とても短い物語の中に、優しくて暖かいものがいっぱい詰まっています。友達があまりいなくて、時々男の子にいじめられている「わたし」、お父さんとお母さんの喧嘩を見て悲しくなってしまう「わたし」の一番の友達であり、拠り所となっているのがモーラ。1人ぼっちで寂しい時にモーラに救いを求めている「わたし」の姿には、とても切なくなってしまうのですが、それでもただモーラに逃げ込んでいるのではなく、大切な仲間として時間を共有しています。そして周囲の環境が徐々に変わり、大人になっても、もっと年をとっていっても、やっぱりモーラと仲良しだというのが嬉しいところですね。モーラのような存在を子供時代の夢として片付けてしまう物語も多いですが、本当に大切なものは、決して忘れることはないはずですから。
おーなりさんご自身によるイラストもとても綺麗。特に「夜のむこうにある あかるい みどりの野原」に行くシーンが一番好き。夜の深い蒼色が美しいです。

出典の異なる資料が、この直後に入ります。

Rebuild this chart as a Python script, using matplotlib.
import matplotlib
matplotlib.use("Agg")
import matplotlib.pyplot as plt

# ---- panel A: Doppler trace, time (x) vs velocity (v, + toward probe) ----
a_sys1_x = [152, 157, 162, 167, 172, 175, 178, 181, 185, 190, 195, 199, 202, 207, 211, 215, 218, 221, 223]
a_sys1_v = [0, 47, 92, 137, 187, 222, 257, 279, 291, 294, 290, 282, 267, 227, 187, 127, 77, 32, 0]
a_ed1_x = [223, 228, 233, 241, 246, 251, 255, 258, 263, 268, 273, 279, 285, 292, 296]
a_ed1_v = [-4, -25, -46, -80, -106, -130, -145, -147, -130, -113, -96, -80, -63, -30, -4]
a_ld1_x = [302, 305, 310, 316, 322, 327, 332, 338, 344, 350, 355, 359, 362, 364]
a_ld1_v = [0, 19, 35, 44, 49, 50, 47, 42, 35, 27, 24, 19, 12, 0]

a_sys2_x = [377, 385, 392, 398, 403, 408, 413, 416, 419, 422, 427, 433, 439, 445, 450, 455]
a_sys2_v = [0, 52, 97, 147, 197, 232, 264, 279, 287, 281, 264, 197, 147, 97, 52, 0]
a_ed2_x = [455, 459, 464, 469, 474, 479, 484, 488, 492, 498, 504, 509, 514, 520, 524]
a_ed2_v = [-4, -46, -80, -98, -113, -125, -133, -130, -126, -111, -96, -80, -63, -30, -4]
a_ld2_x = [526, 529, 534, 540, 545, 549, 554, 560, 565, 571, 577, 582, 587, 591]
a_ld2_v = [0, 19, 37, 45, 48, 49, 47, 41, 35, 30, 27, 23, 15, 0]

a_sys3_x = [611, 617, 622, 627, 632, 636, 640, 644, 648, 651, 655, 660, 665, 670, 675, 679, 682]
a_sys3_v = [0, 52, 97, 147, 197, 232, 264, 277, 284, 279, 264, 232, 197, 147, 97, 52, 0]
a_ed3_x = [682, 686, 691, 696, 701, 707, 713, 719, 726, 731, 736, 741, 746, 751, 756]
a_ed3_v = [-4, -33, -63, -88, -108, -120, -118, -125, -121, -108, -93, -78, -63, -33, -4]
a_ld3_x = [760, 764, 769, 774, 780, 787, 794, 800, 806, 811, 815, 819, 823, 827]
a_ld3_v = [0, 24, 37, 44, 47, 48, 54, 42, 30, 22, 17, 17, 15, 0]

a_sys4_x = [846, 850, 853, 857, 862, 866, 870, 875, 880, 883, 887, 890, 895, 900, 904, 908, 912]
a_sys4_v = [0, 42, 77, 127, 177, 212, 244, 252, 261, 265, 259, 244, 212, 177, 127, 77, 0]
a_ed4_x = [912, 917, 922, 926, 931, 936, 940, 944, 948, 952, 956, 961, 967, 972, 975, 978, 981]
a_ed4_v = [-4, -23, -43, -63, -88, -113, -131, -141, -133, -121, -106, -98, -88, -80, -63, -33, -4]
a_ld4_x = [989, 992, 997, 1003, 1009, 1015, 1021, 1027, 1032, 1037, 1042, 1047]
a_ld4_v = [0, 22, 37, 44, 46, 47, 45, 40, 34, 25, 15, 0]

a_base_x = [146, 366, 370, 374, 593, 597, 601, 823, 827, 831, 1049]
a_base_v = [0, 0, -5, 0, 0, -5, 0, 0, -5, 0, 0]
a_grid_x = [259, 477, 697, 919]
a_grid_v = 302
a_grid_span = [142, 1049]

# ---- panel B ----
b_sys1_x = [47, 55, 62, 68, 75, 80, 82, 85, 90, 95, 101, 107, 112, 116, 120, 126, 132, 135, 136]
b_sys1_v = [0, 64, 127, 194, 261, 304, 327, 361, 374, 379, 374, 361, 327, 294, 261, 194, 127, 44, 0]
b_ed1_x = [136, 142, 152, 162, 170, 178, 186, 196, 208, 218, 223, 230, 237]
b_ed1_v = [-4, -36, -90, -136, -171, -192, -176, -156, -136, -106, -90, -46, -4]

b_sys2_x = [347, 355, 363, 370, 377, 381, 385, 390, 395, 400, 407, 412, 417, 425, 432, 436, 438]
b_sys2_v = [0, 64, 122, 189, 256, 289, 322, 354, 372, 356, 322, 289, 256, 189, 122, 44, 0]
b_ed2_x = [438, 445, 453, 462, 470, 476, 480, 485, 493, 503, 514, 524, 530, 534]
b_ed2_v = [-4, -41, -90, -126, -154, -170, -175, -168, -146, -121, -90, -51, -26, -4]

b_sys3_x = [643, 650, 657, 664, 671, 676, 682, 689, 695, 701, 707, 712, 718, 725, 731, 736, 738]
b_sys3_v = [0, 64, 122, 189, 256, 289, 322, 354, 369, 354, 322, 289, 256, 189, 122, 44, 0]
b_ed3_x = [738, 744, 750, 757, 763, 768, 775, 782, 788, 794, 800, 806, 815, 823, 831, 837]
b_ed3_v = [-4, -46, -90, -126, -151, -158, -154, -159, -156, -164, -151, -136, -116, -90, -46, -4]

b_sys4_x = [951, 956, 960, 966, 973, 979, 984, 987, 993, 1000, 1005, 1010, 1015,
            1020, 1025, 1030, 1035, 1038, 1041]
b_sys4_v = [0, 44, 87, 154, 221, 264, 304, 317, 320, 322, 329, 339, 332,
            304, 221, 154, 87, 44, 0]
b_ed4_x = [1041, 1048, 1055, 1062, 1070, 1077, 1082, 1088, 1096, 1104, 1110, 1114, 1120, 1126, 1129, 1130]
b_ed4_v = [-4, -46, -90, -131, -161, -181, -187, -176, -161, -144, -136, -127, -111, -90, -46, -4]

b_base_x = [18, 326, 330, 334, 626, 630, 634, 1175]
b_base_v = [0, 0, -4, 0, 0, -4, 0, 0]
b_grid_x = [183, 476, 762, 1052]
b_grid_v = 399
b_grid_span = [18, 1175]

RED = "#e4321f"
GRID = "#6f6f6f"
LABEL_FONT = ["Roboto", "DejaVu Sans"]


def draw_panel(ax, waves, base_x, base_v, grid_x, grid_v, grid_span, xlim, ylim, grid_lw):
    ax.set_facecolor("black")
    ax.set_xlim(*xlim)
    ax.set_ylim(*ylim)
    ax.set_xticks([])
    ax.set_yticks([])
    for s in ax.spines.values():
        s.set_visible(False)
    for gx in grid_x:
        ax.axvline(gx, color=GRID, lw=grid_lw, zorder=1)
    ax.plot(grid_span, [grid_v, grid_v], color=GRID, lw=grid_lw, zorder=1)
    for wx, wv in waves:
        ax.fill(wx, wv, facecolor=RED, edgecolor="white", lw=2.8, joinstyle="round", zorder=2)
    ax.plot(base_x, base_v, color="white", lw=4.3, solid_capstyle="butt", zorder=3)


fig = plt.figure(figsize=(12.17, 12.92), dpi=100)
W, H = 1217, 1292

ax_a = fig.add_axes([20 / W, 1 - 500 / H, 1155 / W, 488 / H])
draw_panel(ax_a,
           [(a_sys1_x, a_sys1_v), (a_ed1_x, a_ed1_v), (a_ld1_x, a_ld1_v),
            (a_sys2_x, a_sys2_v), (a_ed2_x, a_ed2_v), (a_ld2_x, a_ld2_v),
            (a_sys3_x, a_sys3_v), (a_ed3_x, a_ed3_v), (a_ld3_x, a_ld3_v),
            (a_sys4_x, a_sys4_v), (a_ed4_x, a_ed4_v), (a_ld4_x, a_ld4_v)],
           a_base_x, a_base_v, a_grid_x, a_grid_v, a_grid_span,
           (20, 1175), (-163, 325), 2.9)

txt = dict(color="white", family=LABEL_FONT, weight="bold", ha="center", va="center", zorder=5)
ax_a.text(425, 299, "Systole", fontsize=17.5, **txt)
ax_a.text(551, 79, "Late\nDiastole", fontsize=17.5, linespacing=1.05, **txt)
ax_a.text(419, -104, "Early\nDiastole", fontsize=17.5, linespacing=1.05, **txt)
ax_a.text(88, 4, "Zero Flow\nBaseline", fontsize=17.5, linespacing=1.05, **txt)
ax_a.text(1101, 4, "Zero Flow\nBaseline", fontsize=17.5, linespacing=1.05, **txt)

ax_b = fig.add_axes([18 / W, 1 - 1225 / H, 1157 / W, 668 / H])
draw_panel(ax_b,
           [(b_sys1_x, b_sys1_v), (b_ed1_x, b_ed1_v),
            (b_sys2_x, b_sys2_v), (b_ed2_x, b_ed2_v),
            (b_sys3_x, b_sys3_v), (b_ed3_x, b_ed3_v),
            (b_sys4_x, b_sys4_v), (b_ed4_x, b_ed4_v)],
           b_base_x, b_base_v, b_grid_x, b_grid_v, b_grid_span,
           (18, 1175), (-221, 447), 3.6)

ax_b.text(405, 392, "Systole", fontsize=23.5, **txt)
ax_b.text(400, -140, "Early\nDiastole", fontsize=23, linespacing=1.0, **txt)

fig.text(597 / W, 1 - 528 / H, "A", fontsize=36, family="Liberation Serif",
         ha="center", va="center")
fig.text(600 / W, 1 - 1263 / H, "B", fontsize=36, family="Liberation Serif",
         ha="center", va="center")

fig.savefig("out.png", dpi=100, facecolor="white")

「ひらがな暦-三六六日の絵ことば歳時記」新潮社(2004年5月読了)★★★★★

「三六六日の絵ことば歳時記」という副題通り、1年366日の1日ごとに1ページ、その日が何の日なのか、その日に各地で執り行われるお祭や行事、その季節ならではのお料理のレシピ、身近な草花や鳥や虫のこと、星座のこと、そしてそういう事柄からおーなり由子さんが思い出すエピソードなどを、優しいイラストを交えて書き綴っていった本。

タイトルを「ひらがな暦」としたのは、歳時記や暦に詳しくない人でも楽しめる、ひらがなのようにやさしい本にしたいからだとあとがきにありましたが、本当にその通りの本になっていると思います。とても可愛いらしい本。しかしこういった本は、本来ならば一度に全部通して読むなどせずに、その日その日に毎日少しずつ読むのが向いてるのでしょうね。私は図書館で借りてしまったので、結局通して読んでしまったのですが、手元に置いておいて毎朝ページを繰ってみるというのが本来あるべき読み方のような気がします。そしてこういった本を読むと、四季折々の美しい日本に生まれたことが嬉しくなります。
この本を読んだ1月21日は大寒。「一年中で一番、寒い日。」。